# Partial elements

Content created by Fredrik Bakke, Jonathan Prieto-Cubides and Egbert Rijke.

Created on 2022-06-02.

module foundation.partial-elements where

Imports
open import foundation.dependent-pair-types
open import foundation.unit-type
open import foundation.universe-levels

open import foundation-core.propositions


## Idea

A partial element of X consists of a proposition P and a map P → X. We say that a partial element (P, f) is defined if the proposition P holds.

partial-element : {l1 : Level} (l2 : Level) → UU l1 → UU (l1 ⊔ lsuc l2)
partial-element l2 X = Σ (Prop l2) (λ P → type-Prop P → X)

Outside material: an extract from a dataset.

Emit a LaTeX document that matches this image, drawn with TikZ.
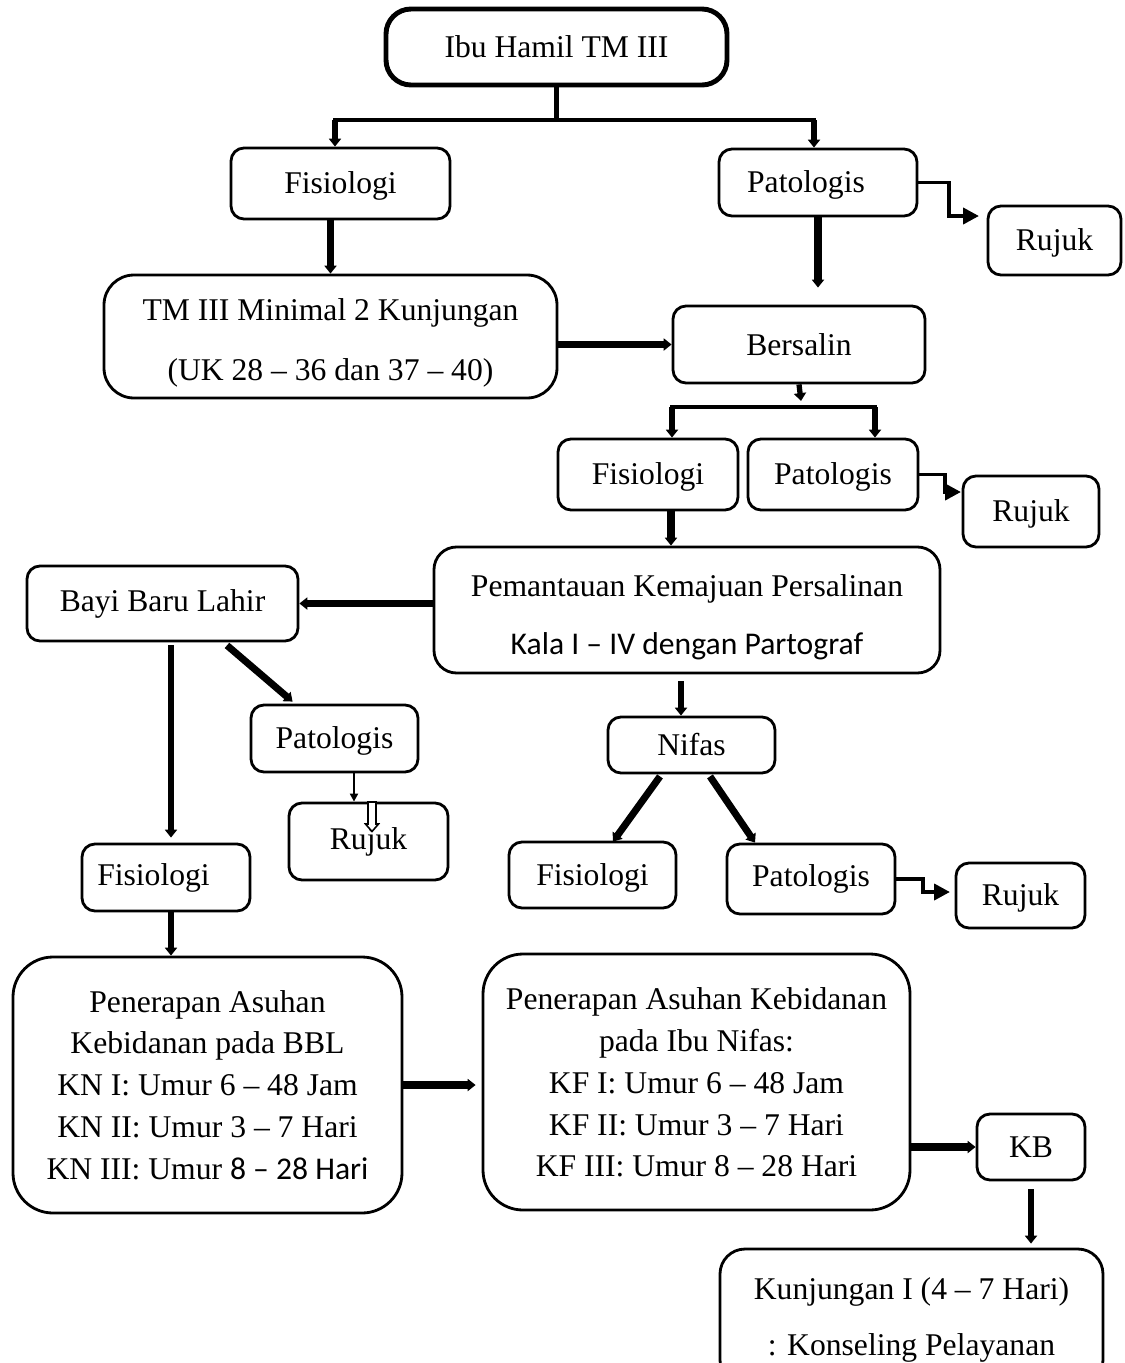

is-defined-partial-element-Prop :
{l1 l2 : Level} {X : UU l1} (x : partial-element l2 X) → Prop l2
is-defined-partial-element-Prop x = pr1 x

is-defined-partial-element :
{l1 l2 : Level} {X : UU l1} (x : partial-element l2 X) → UU l2
is-defined-partial-element x = type-Prop (is-defined-partial-element-Prop x)

unit-partial-element :
{l1 l2 : Level} {X : UU l1} → X → partial-element lzero X
pr1 (unit-partial-element x) = unit-Prop
pr2 (unit-partial-element x) y = x


## Properties

### The type of partial elements is a directed complete poset

This remains to be shown. #734